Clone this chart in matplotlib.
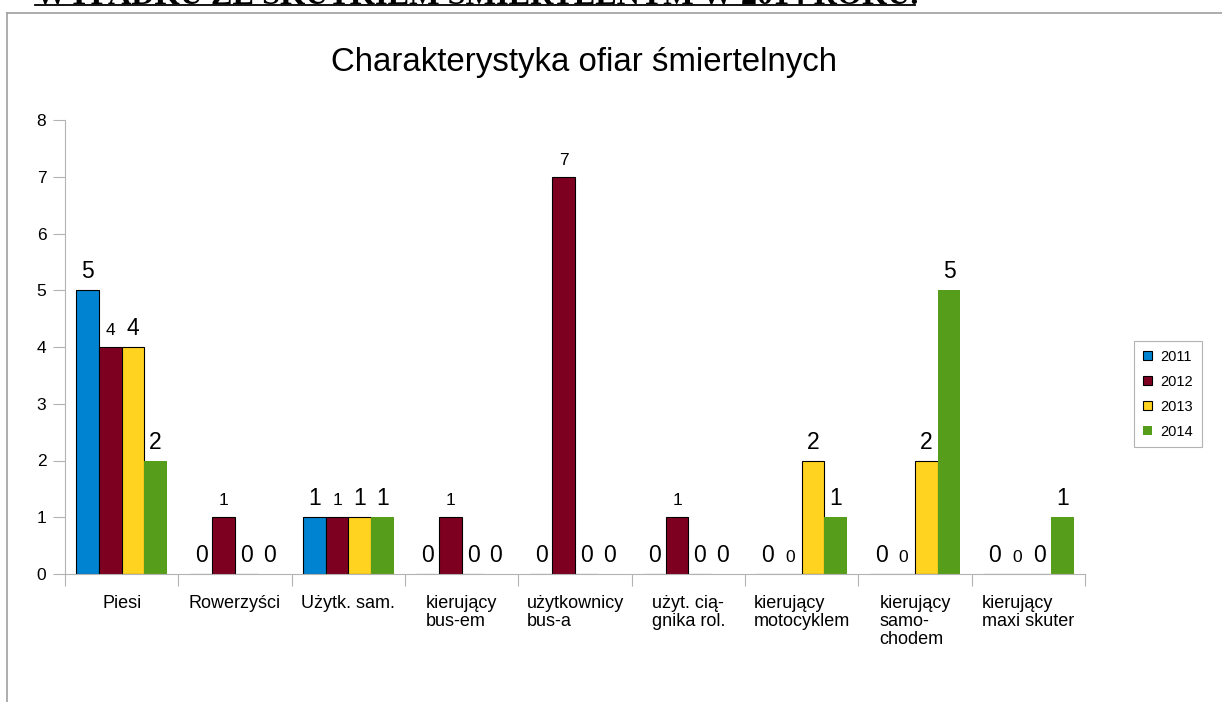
import numpy as np
import matplotlib
matplotlib.use("Agg")
import matplotlib.pyplot as plt
from matplotlib.lines import Line2D
from matplotlib.patches import Patch

plt.rcParams['font.family'] = ['Liberation Sans', 'DejaVu Sans']

# data
categories = ['Piesi', 'Rowerzyści', 'Użytk. sam.', 'kierujący\nbus-em',
              'użytkownicy\nbus-a', 'użyt. cią-\ngnika rol.', 'kierujący\nmotocyklem',
              'kierujący\nsamo-\nchodem', 'kierujący\nmaxi skuter']
years = ['2011', '2012', '2013', '2014']
v2011 = [5, 0, 1, 0, 0, 0, 0, 0, 0]
v2012 = [4, 1, 1, 1, 7, 1, 0, 0, 0]
v2013 = [4, 0, 1, 0, 0, 0, 2, 2, 0]
v2014 = [2, 0, 1, 0, 0, 0, 1, 5, 1]
series = [v2011, v2012, v2013, v2014]

colours = ['#0084d1', '#7e0021', '#ffd320', '#579d1c']
edges = ['black', 'black', 'black', 'none']
label_sizes = [16.5, 12.5, 16.5, 16.5]

W, H = 1222, 702
fig = plt.figure(figsize=(W / 100, H / 100), dpi=100)
ax = fig.add_axes([65 / W, 1 - 574 / H, (1085 - 65) / W, (574 - 120) / H])

x = np.arange(len(categories))
width = 0.2
offsets = [-0.3, -0.1, 0.1, 0.3]
handles = []
for i in range(4):
    bars = ax.bar(x + offsets[i], series[i], width, color=colours[i],
                  edgecolor=edges[i], linewidth=0.8, label=years[i])
    for b, v in zip(bars, series[i]):
        ax.annotate(str(v), (b.get_x() + b.get_width() / 2, v),
                    xytext=(0, 8.5), textcoords='offset points',
                    ha='center', va='baseline', fontsize=label_sizes[i])
    handles.append(Patch(facecolor=colours[i], edgecolor=edges[i],
                         linewidth=0.8, label=years[i]))

ax.set_xlim(-0.5, len(categories) - 0.5)
ax.set_ylim(0, 8)
ax.set_yticks(range(9))
ax.set_xticks(x)
ax.set_xticklabels(categories, multialignment='left', linespacing=1.1)
ax.set_xticks(np.arange(-0.5, len(categories)), minor=True)
grey = '#b3b3b3'
ax.tick_params(axis='x', which='major', length=0, pad=15, labelsize=13)
ax.tick_params(axis='x', which='minor', length=8.5, color=grey, width=0.8)
ax.tick_params(axis='y', length=8.5, color=grey, width=0.8, pad=5, labelsize=12.5)
for s in ['top', 'right']:
    ax.spines[s].set_visible(False)
for s in ['left', 'bottom']:
    ax.spines[s].set_color(grey)
    ax.spines[s].set_linewidth(0.8)

leg = fig.legend(handles=handles, loc='upper left',
                 bbox_to_anchor=(1134 / W, 1 - 341 / H), borderaxespad=0,
                 fontsize=10.5, handlelength=0.65, handleheight=0.65,
                 handletextpad=0.55, labelspacing=0.75, fancybox=False,
                 borderpad=0.6)
leg.get_frame().set_edgecolor('#a0a0a0')
leg.get_frame().set_linewidth(0.8)

fig.text(584 / W, 1 - 62 / H, 'Charakterystyka ofiar śmiertelnych',
         ha='center', va='center', fontsize=23.8)

# page frame from the surrounding document
frame = '#a0a0a0'
fig.add_artist(Line2D([7.5 / W, 1.0], [1 - 13 / H, 1 - 13 / H],
                      transform=fig.transFigure, color=frame, lw=1.2))
fig.add_artist(Line2D([7.5 / W, 7.5 / W], [0, 1 - 13 / H],
                      transform=fig.transFigure, color=frame, lw=1.2))

# clipped heading of the document above the chart
head = fig.text(35 / W, 1 - 4 / H, 'WYPADKU ZE SKUTKIEM ŚMIERTELNYM W 2014 ROKU.',
                ha='left', va='baseline', fontsize=20, fontweight='bold',
                family=['Liberation Serif', 'DejaVu Serif'])
fig.canvas.draw()
ext = head.get_window_extent()
head.set_fontsize(20 * 880 / ext.width)
fig.add_artist(Line2D([35 / W, 915 / W], [1 - 4.5 / H, 1 - 4.5 / H],
                      transform=fig.transFigure, color='black', lw=1.3))

fig.savefig('out.png', dpi=100)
☆ ☆ ☆
Directions for this task
Restate the data word for word from its first line through the line with "ax = fig.add_axes([65", leaving out any picture along the way.

Task result
Clone this chart in matplotlib.
import numpy as np
import matplotlib
matplotlib.use("Agg")
import matplotlib.pyplot as plt
from matplotlib.lines import Line2D
from matplotlib.patches import Patch

plt.rcParams['font.family'] = ['Liberation Sans', 'DejaVu Sans']

# data
categories = ['Piesi', 'Rowerzyści', 'Użytk. sam.', 'kierujący\nbus-em',
              'użytkownicy\nbus-a', 'użyt. cią-\ngnika rol.', 'kierujący\nmotocyklem',
              'kierujący\nsamo-\nchodem', 'kierujący\nmaxi skuter']
years = ['2011', '2012', '2013', '2014']
v2011 = [5, 0, 1, 0, 0, 0, 0, 0, 0]
v2012 = [4, 1, 1, 1, 7, 1, 0, 0, 0]
v2013 = [4, 0, 1, 0, 0, 0, 2, 2, 0]
v2014 = [2, 0, 1, 0, 0, 0, 1, 5, 1]
series = [v2011, v2012, v2013, v2014]

colours = ['#0084d1', '#7e0021', '#ffd320', '#579d1c']
edges = ['black', 'black', 'black', 'none']
label_sizes = [16.5, 12.5, 16.5, 16.5]

W, H = 1222, 702
fig = plt.figure(figsize=(W / 100, H / 100), dpi=100)
ax = fig.add_axes([65 / W, 1 - 574 / H, (1085 - 65) / W, (574 - 120) / H])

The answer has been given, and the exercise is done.